Yesterday at dinner Bunny and I had a conversation about the difficulty I have in writing these entries—mostly about the time it takes and how the writing process gets interrupted by the editing process of adding links and tags and acronym expansions and what not.
Like today, which has been “catch-up” day. Sunday's entry not only required the usual hand-made markup, but it required the transfer of the images to my laptop where I have the image manipuation program (my normal desktop Linux system chokes on the large images, and the Mac mini doesn't have any image manipulation programs at all) for the cropping and resizing, then sending the results to the web server.
In other words, the work flow for producing entries here sucks, which partially explains why I fall behind on the entries as much as I do.
Notes on a program
This entry is less a polished entry and more just notes on a project I've been given. If it seems somewhat random and hard to fathom, that's why.
Smirk is drowning in email. As such, he's looking for a filtering solution whereby he can run a job daily that scans his email (using IMAP) and shuffles email to different folders. The criteria is something like “I've read it and it's older than seven days, move to this folder. If it's unread and older than three days, move to this other folder. If I've read it and replied to it, move it to yet another folder.”
procmail
won't really handle
that, as it's meant more for initial delivery and filtering of email. He
also rejected sieve
as it apparently doesn't handle date parsing that well (or something like
that). So he asked me if I could write such a program, preferrably using
PHP since he knows that language (and since I equally hate Perl and PHP,
it's six of one, half dozen the other, and I would prefer C, but that's
me).
So, the design of the program.
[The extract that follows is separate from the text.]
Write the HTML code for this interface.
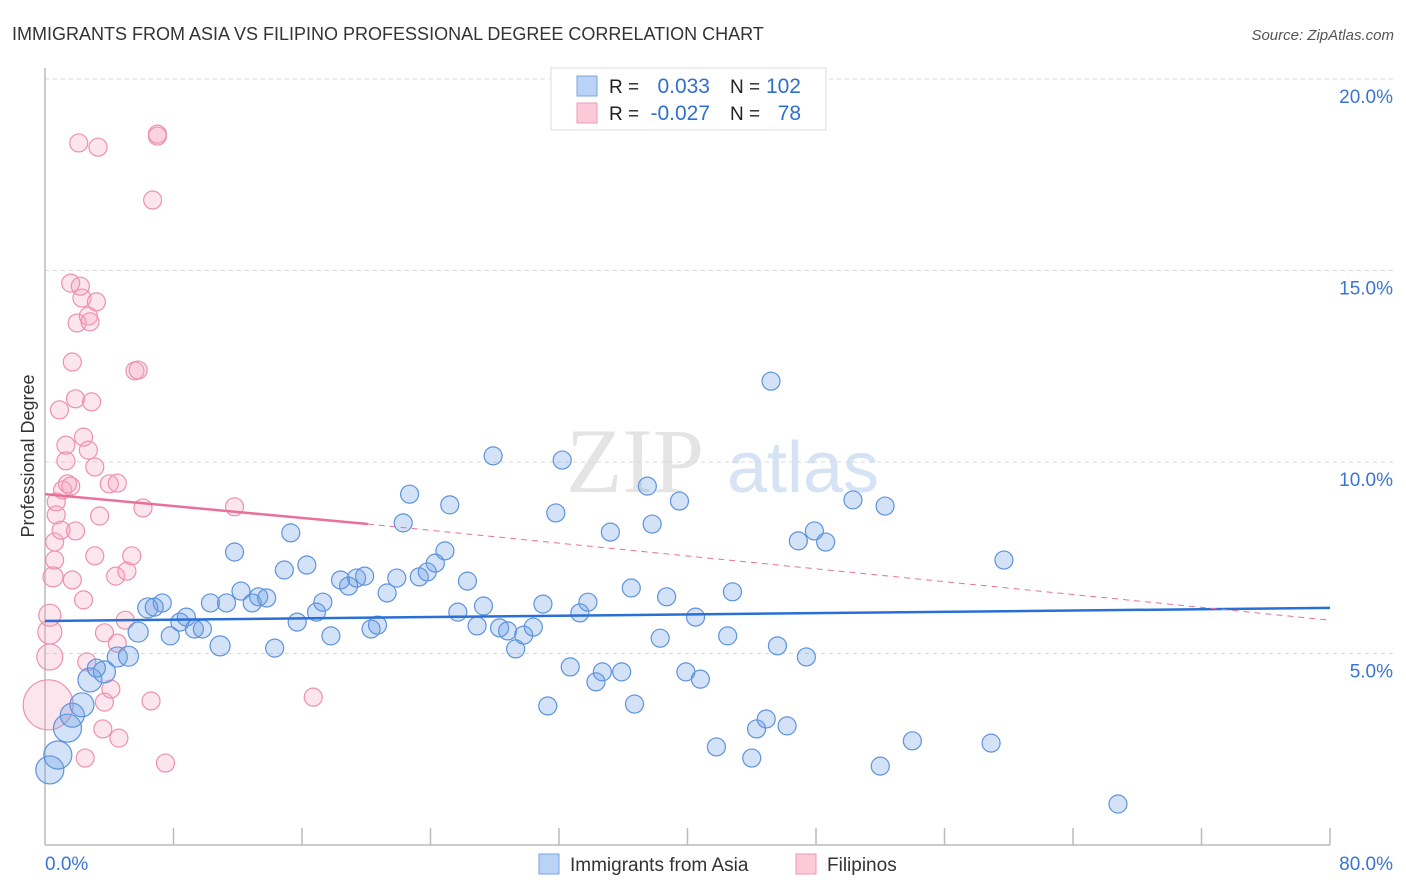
<!DOCTYPE html>
<html><head><meta charset="utf-8"><style>
body{margin:0;background:#fff;font-family:"Liberation Sans",sans-serif}
#wrap{position:relative;width:1406px;height:892px;overflow:hidden}
</style></head><body>
<div id="wrap">
<svg id="svg" width="1406" height="892" xmlns="http://www.w3.org/2000/svg">
<text x="12" y="40" font-size="18" fill="#333">IMMIGRANTS FROM ASIA VS FILIPINO PROFESSIONAL DEGREE CORRELATION CHART</text>
<text x="1394" y="40" font-size="15" fill="#555" font-style="italic" text-anchor="end">Source: ZipAtlas.com</text>
<text x="34" y="456" font-size="18" fill="#333" text-anchor="middle" transform="rotate(-90 34 456)">Professional Degree</text>
<g><text x="635" y="492" font-size="92" fill="#e4e4e4" font-family="Liberation Serif,serif" text-anchor="middle">ZIP</text><text x="803" y="492" font-size="72" fill="#d6e3f5" text-anchor="middle">atlas</text></g>
<g id="grid"></g><g id="pts"></g><g id="lines"></g>
<g>
<rect x="551" y="68" width="275" height="62" fill="#fff" stroke="#ddd"/>
<rect x="577" y="76" width="20" height="20" fill="#b9d2f5" stroke="#7aa5e0"/>
<rect x="577" y="103" width="20" height="20" fill="#fbc9d8" stroke="#ee9ab4"/>
<text x="609" y="93" font-size="19" fill="#222">R =</text><text x="710" y="93" font-size="21" fill="#2f6fd0" text-anchor="end">0.033</text>
<text x="730" y="93" font-size="19" fill="#222">N =</text><text x="801" y="93" font-size="21" fill="#2f6fd0" text-anchor="end">102</text>
<text x="609" y="120" font-size="19" fill="#222">R =</text><text x="710" y="120" font-size="21" fill="#2f6fd0" text-anchor="end">-0.027</text>
<text x="730" y="120" font-size="19" fill="#222">N =</text><text x="801" y="120" font-size="21" fill="#2f6fd0" text-anchor="end">78</text>
</g>
<g>
<rect x="539" y="854" width="20" height="20" fill="#b9d2f5" stroke="#7aa5e0"/>
<text x="570" y="871" font-size="19" fill="#333">Immigrants from Asia</text>
<rect x="796" y="854" width="20" height="20" fill="#fbc9d8" stroke="#ee9ab4"/>
<text x="827" y="871" font-size="19" fill="#333">Filipinos</text>
</g>
</svg></div>
<script>
const xTicks=[0,10,20,30,40,50,60,70,80];
const yTicks=[5,10,15,20];
const asiaX=[0.3,0.8,1.4,1.7,2.3,2.8,3.7,3.2,4.5,5.2,5.8,6.4,7.3,6.8,7.8,8.4,8.8,9.3,9.8,10.9,10.3,11.3,11.8,12.2,12.9,13.3,13.8,14.3,14.9,15.3,15.7,16.3,16.9,17.3,17.8,18.4,18.9,19.4,19.9,20.3,20.7,21.3,21.9,22.3,22.7,23.3,23.8,24.3,24.9,25.2,25.7,26.3,26.9,27.3,27.9,28.3,28.8,29.3,29.8,30.4,31.0,31.3,31.8,32.2,32.7,33.3,33.8,34.3,34.7,35.2,35.9,36.5,36.7,37.5,37.8,38.3,38.7,39.5,39.9,40.5,40.8,41.8,42.5,42.8,44.0,44.3,44.9,45.2,45.6,46.2,46.9,47.4,47.9,48.6,50.3,52.0,52.3,54.0,58.9,59.7,66.8];
const asiaY=[1.96,2.35,3.05,3.39,3.66,4.31,4.52,4.62,4.91,4.93,5.56,6.19,6.32,6.21,5.46,5.82,5.95,5.64,5.64,5.2,6.32,6.32,7.65,6.63,6.32,6.48,6.45,5.14,7.18,8.15,5.82,7.31,6.08,6.34,5.46,6.92,6.76,6.97,7.02,5.64,5.74,6.58,6.97,8.41,9.16,7.0,7.13,7.36,7.68,8.88,6.08,6.89,5.72,6.24,10.16,5.67,5.59,5.12,5.48,5.69,6.29,3.63,8.67,10.05,4.65,6.06,6.34,4.26,4.52,8.17,4.52,6.71,3.68,9.37,8.38,5.4,6.48,8.98,4.52,5.95,4.33,2.56,5.46,6.61,2.27,3.03,3.29,12.11,5.2,3.11,7.94,4.91,8.2,7.91,9.01,2.06,8.85,2.72,2.66,7.44,1.07];
const asiaR=[14,14,14,12,12,12,11,9,10,10,10,10,9,9,9,9,9,9,9,10];
const filX=[0.2,0.3,0.3,0.3,0.5,0.6,0.6,0.7,0.7,1.0,0.9,1.1,1.3,1.3,1.4,1.6,1.6,1.7,1.7,1.9,1.9,2.0,2.1,2.3,2.2,2.4,2.4,2.5,2.7,2.6,2.7,2.8,2.9,3.1,3.1,3.2,3.3,3.4,3.6,3.7,3.7,4.1,4.0,4.4,4.5,4.5,4.6,5.0,5.1,5.4,5.6,5.8,6.1,6.6,6.7,7.0,7.0,7.5,11.8,16.7];
const filY=[3.66,4.91,5.56,6.0,7.0,7.44,7.91,8.62,8.96,8.22,11.36,9.27,10.03,10.44,9.43,9.37,14.67,12.61,6.92,8.2,11.65,13.63,18.33,14.28,14.59,10.65,6.4,2.27,10.31,4.78,13.81,13.66,11.57,9.87,7.55,14.18,18.22,8.59,3.03,3.73,5.54,4.07,9.43,7.02,9.45,5.27,2.79,5.87,7.15,7.55,12.38,12.4,8.8,3.76,16.84,18.56,18.51,2.14,8.83,3.86];
const filR=[25,13,12,11,10];
const asiaTrend=[5.85,6.19];
const filTrend=[9.16,8.38,5.87];
const filSolidEnd=20.1;
const X=v=>45+v/80*1285, Y=v=>845-v*38.3;
const NS='http://www.w3.org/2000/svg';
function mk(p,t,a){const e=document.createElementNS(NS,t);for(const k in a)e.setAttribute(k,a[k]);p.appendChild(e);return e;}
const g=document.getElementById('grid');
yTicks.forEach(v=>{
 const l=mk(g,'line',{x1:45,x2:1393,y1:Y(v),y2:Y(v),stroke:'#d8d8d8','stroke-dasharray':'4 4'});
 
 
 const t=mk(g,'text',{x:1393,y:Y(v)+24,'font-size':19,fill:'#3a75d4','text-anchor':'end'});t.textContent=v.toFixed(1)+'%';
 
 
});
mk(g,'line',{x1:45,x2:45,y1:68,y2:845,stroke:'#bbb','stroke-width':1.5});
mk(g,'line',{x1:45,x2:1330,y1:845,y2:845,stroke:'#bbb','stroke-width':1.5});
for(let i=1;i<=10;i++){const x=X(i*8);mk(g,'line',{x1:x,x2:x,y1:828,y2:845,stroke:'#bbb','stroke-width':1.5});}
[[0,'start'],[80,'end']].forEach(([v,a])=>{const t=mk(g,'text',{x:v?1393:45,y:870,'font-size':19,fill:'#3a75d4','text-anchor':a});t.textContent=v.toFixed(1)+'%';
 
 });
const p=document.getElementById('pts');
filX.forEach((x,i)=>{const c=mk(p,'circle',{cx:X(x),cy:Y(filY[i]),r:filR[i]||9,fill:'rgba(245,160,190,0.28)',stroke:'#ec92ae','stroke-width':1.2});
 
 });
asiaX.forEach((x,i)=>{const c=mk(p,'circle',{cx:X(x),cy:Y(asiaY[i]),r:asiaR[i]||9,fill:'rgba(110,160,230,0.3)',stroke:'#5d93dc','stroke-width':1.2});
 
 });
const L=document.getElementById('lines');
let a=mk(L,'line',{x1:X(0),y1:Y(asiaTrend[0]),x2:X(80),y2:Y(asiaTrend[1]),stroke:'#2a6fd6','stroke-width':2.5});


let b=mk(L,'line',{x1:X(0),y1:Y(filTrend[0]),x2:X(filSolidEnd),y2:Y(filTrend[1]),stroke:'#e8709a','stroke-width':2.5});


let c=mk(L,'line',{x1:X(filSolidEnd),y1:Y(filTrend[1]),x2:X(80),y2:Y(filTrend[2]),stroke:'#e8709a','stroke-width':1,'stroke-dasharray':'6 5'});


</script>
</body></html>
Given some input file describing the filtering to do on email:
account imap://alice:zahg34!@mail.example.net/ { mailbox INBOX { foreach message { if (header.subject =~ /[Vv][Ii1][Aa@][Gg][Rr][Aa]/) moveto Trash; if (status = REPLIED) moveto Replied; if (header.date ~ "3 days ago" && status = UNREAD) moveto Archive; if (header.date ~ "7 days ago" && status != UNREAD) moveto ReadArchive; } } mailbox Archive { if (messages > 5000) sendmail("Yo! There are too many messages in the archive!"); if ((messages > 3000) || (message[1].header.date >~ "6 months ago")) sendmail("Yo! Check your archive!"); } }
Okay, maybe nothing quite so grandiose, but some file to explain the rule
sets for moving messages from one box to another, run as a job periodically
(a cron
job).
We need to retrieve information via IMAP. We need to parse the email headers. We'll
need regular expressions, as well as date processing utilities (“3 days
ago,” “less than 5 hours,” etc). We'll need to read and parse the rules
file (using whatever syntax I come up with). Oh, I would like to
translate all the text to some intermediary character set so we can filter consistently, which
means using iconv
(and parsing MIME specific
headers and MIME-encoded headers).
So the main program flow for processing each message would look something like:
get headers for next message convert to consistent character set (probably UTF-8) for each rule to check again check conditions of rule against message if all conditions apply, apply action
The hardest parts appear to be getting a version of PHP with all the required exentions installed. Next would be defining the input file and parsing that into some internal format for processing. The rest pretty much just falls into place.
Most of the time will be spent in building the required version of PHP, and in playing with the various modules to figure out how they work and what exactly one gets. I would also need to set up a play IMAP account to test the program against (there's no way I want to run this on my email account, or on Smirk's for that matter).